• _Set exercise_
Write out the data again exactly, skipping every picture.

• _Dataset extract_
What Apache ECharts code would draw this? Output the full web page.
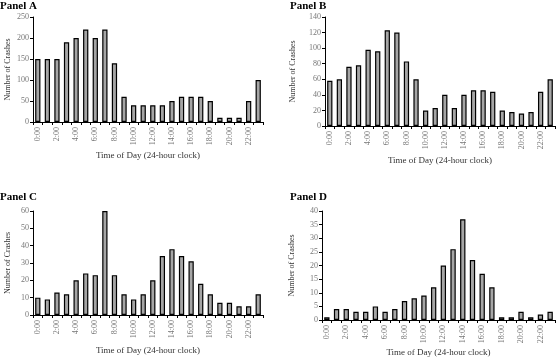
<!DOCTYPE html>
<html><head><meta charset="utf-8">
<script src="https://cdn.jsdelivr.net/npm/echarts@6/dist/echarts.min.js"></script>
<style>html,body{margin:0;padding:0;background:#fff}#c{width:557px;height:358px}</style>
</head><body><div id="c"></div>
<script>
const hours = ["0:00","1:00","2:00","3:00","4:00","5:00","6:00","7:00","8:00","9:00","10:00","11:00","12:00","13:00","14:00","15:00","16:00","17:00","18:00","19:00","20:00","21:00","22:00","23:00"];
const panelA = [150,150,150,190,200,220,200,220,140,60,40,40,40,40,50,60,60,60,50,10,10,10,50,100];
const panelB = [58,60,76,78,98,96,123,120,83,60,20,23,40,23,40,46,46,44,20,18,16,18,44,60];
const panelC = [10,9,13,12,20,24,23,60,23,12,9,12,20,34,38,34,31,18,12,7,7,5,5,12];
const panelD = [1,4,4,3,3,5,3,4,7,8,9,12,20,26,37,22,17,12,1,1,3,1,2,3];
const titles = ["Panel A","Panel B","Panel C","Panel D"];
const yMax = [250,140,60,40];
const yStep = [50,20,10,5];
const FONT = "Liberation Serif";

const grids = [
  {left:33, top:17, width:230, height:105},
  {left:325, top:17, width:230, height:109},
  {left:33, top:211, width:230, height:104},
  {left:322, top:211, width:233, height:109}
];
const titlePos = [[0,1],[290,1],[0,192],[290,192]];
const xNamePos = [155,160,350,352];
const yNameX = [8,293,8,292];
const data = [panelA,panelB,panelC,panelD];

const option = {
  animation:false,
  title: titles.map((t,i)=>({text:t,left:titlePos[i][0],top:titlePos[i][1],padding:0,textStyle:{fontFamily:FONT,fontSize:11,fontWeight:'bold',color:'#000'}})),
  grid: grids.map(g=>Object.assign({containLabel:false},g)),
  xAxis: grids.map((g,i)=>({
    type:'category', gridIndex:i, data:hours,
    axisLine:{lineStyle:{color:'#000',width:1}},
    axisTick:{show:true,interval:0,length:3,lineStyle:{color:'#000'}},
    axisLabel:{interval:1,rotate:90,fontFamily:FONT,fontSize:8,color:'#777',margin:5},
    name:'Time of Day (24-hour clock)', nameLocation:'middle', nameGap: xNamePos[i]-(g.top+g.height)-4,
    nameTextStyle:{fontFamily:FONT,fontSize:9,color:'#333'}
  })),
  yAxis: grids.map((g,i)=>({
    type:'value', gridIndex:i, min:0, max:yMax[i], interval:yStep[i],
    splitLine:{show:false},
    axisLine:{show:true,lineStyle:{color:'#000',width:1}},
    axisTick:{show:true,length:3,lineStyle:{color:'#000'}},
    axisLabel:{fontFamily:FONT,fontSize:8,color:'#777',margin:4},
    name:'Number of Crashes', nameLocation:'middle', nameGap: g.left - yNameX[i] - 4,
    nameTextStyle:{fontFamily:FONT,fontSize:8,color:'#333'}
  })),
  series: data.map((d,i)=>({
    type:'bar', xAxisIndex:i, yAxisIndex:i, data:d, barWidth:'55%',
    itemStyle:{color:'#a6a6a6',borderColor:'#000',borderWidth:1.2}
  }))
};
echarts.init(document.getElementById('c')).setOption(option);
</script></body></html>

• _Finished exercise_
What Apache ECharts code would draw this? Output the full web page.
<!DOCTYPE html>
<html><head><meta charset="utf-8">
<script src="https://cdn.jsdelivr.net/npm/echarts@6/dist/echarts.min.js"></script>
<style>html,body{margin:0;padding:0;background:#fff}#c{width:557px;height:358px}</style>
</head><body><div id="c"></div>
<script>
const hours = ["0:00","1:00","2:00","3:00","4:00","5:00","6:00","7:00","8:00","9:00","10:00","11:00","12:00","13:00","14:00","15:00","16:00","17:00","18:00","19:00","20:00","21:00","22:00","23:00"];
const panelA = [150,150,150,190,200,220,200,220,140,60,40,40,40,40,50,60,60,60,50,10,10,10,50,100];
const panelB = [58,60,76,78,98,96,123,120,83,60,20,23,40,23,40,46,46,44,20,18,16,18,44,60];
const panelC = [10,9,13,12,20,24,23,60,23,12,9,12,20,34,38,34,31,18,12,7,7,5,5,12];
const panelD = [1,4,4,3,3,5,3,4,7,8,9,12,20,26,37,22,17,12,1,1,3,1,2,3];
const titles = ["Panel A","Panel B","Panel C","Panel D"];
const yMax = [250,140,60,40];
const yStep = [50,20,10,5];
const FONT = "Liberation Serif";

const grids = [
  {left:33, top:17, width:230, height:105},
  {left:325, top:17, width:230, height:109},
  {left:33, top:211, width:230, height:104},
  {left:322, top:211, width:233, height:109}
];
const titlePos = [[0,1],[290,1],[0,192],[290,192]];
const xNamePos = [155,160,350,352];
const yNameX = [8,293,8,292];
const data = [panelA,panelB,panelC,panelD];

const option = {
  animation:false,
  title: titles.map((t,i)=>({text:t,left:titlePos[i][0],top:titlePos[i][1],padding:0,textStyle:{fontFamily:FONT,fontSize:11,fontWeight:'bold',color:'#000'}})),
  grid: grids.map(g=>Object.assign({containLabel:false},g)),
  xAxis: grids.map((g,i)=>({
    type:'category', gridIndex:i, data:hours,
    axisLine:{lineStyle:{color:'#000',width:1}},
    axisTick:{show:true,interval:0,length:3,lineStyle:{color:'#000'}},
    axisLabel:{interval:1,rotate:90,fontFamily:FONT,fontSize:8,color:'#777',margin:5},
    name:'Time of Day (24-hour clock)', nameLocation:'middle', nameGap: xNamePos[i]-(g.top+g.height)-4,
    nameTextStyle:{fontFamily:FONT,fontSize:9,color:'#333'}
  })),
  yAxis: grids.map((g,i)=>({
    type:'value', gridIndex:i, min:0, max:yMax[i], interval:yStep[i],
    splitLine:{show:false},
    axisLine:{show:true,lineStyle:{color:'#000',width:1}},
    axisTick:{show:true,length:3,lineStyle:{color:'#000'}},
    axisLabel:{fontFamily:FONT,fontSize:8,color:'#777',margin:4},
    name:'Number of Crashes', nameLocation:'middle', nameGap: g.left - yNameX[i] - 4,
    nameTextStyle:{fontFamily:FONT,fontSize:8,color:'#333'}
  })),
  series: data.map((d,i)=>({
    type:'bar', xAxisIndex:i, yAxisIndex:i, data:d, barWidth:'55%',
    itemStyle:{color:'#a6a6a6',borderColor:'#000',borderWidth:1.2}
  }))
};
echarts.init(document.getElementById('c')).setOption(option);
</script></body></html>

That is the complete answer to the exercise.